-- Provided material --
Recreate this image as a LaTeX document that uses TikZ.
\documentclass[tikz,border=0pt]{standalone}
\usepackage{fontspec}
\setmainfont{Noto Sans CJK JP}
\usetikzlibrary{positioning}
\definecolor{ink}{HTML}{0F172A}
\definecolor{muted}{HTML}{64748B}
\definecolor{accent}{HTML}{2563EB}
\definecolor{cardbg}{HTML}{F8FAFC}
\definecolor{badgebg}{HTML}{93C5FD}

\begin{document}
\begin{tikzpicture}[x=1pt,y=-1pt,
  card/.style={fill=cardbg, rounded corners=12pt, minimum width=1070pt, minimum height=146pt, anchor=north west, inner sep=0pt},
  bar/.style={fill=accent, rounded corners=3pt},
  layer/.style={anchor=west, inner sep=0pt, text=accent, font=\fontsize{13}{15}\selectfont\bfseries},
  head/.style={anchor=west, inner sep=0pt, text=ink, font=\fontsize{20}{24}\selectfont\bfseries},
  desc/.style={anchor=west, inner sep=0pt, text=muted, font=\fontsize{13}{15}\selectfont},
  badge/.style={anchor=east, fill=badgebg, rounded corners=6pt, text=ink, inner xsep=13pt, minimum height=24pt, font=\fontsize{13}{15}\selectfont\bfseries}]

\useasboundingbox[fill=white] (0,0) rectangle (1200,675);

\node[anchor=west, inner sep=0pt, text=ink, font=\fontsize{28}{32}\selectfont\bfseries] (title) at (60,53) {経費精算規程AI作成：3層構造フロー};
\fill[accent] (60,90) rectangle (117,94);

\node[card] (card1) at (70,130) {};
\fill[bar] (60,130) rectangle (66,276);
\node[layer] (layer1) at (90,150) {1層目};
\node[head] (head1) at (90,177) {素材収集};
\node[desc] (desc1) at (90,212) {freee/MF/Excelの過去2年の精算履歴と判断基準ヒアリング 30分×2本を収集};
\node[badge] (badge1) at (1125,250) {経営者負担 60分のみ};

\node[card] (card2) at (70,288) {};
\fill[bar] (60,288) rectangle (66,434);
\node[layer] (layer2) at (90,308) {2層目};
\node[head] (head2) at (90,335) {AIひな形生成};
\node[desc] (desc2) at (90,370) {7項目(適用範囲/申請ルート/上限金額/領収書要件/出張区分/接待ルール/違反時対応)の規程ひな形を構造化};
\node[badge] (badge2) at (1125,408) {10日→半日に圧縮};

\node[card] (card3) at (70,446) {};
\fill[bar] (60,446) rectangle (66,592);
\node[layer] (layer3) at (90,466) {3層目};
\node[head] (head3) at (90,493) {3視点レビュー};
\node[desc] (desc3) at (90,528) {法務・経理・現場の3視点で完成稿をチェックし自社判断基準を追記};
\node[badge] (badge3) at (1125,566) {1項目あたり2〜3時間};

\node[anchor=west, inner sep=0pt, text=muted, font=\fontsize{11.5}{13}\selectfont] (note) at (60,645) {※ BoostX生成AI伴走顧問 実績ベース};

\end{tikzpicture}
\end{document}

-- Aim of the task --
Return all the data above once more, precisely as given.

-- Reply to the exercise --
Recreate this image as a LaTeX document that uses TikZ.
\documentclass[tikz,border=0pt]{standalone}
\usepackage{fontspec}
\setmainfont{Noto Sans CJK JP}
\usetikzlibrary{positioning}
\definecolor{ink}{HTML}{0F172A}
\definecolor{muted}{HTML}{64748B}
\definecolor{accent}{HTML}{2563EB}
\definecolor{cardbg}{HTML}{F8FAFC}
\definecolor{badgebg}{HTML}{93C5FD}

\begin{document}
\begin{tikzpicture}[x=1pt,y=-1pt,
  card/.style={fill=cardbg, rounded corners=12pt, minimum width=1070pt, minimum height=146pt, anchor=north west, inner sep=0pt},
  bar/.style={fill=accent, rounded corners=3pt},
  layer/.style={anchor=west, inner sep=0pt, text=accent, font=\fontsize{13}{15}\selectfont\bfseries},
  head/.style={anchor=west, inner sep=0pt, text=ink, font=\fontsize{20}{24}\selectfont\bfseries},
  desc/.style={anchor=west, inner sep=0pt, text=muted, font=\fontsize{13}{15}\selectfont},
  badge/.style={anchor=east, fill=badgebg, rounded corners=6pt, text=ink, inner xsep=13pt, minimum height=24pt, font=\fontsize{13}{15}\selectfont\bfseries}]

\useasboundingbox[fill=white] (0,0) rectangle (1200,675);

\node[anchor=west, inner sep=0pt, text=ink, font=\fontsize{28}{32}\selectfont\bfseries] (title) at (60,53) {経費精算規程AI作成：3層構造フロー};
\fill[accent] (60,90) rectangle (117,94);

\node[card] (card1) at (70,130) {};
\fill[bar] (60,130) rectangle (66,276);
\node[layer] (layer1) at (90,150) {1層目};
\node[head] (head1) at (90,177) {素材収集};
\node[desc] (desc1) at (90,212) {freee/MF/Excelの過去2年の精算履歴と判断基準ヒアリング 30分×2本を収集};
\node[badge] (badge1) at (1125,250) {経営者負担 60分のみ};

\node[card] (card2) at (70,288) {};
\fill[bar] (60,288) rectangle (66,434);
\node[layer] (layer2) at (90,308) {2層目};
\node[head] (head2) at (90,335) {AIひな形生成};
\node[desc] (desc2) at (90,370) {7項目(適用範囲/申請ルート/上限金額/領収書要件/出張区分/接待ルール/違反時対応)の規程ひな形を構造化};
\node[badge] (badge2) at (1125,408) {10日→半日に圧縮};

\node[card] (card3) at (70,446) {};
\fill[bar] (60,446) rectangle (66,592);
\node[layer] (layer3) at (90,466) {3層目};
\node[head] (head3) at (90,493) {3視点レビュー};
\node[desc] (desc3) at (90,528) {法務・経理・現場の3視点で完成稿をチェックし自社判断基準を追記};
\node[badge] (badge3) at (1125,566) {1項目あたり2〜3時間};

\node[anchor=west, inner sep=0pt, text=muted, font=\fontsize{11.5}{13}\selectfont] (note) at (60,645) {※ BoostX生成AI伴走顧問 実績ベース};

\end{tikzpicture}
\end{document}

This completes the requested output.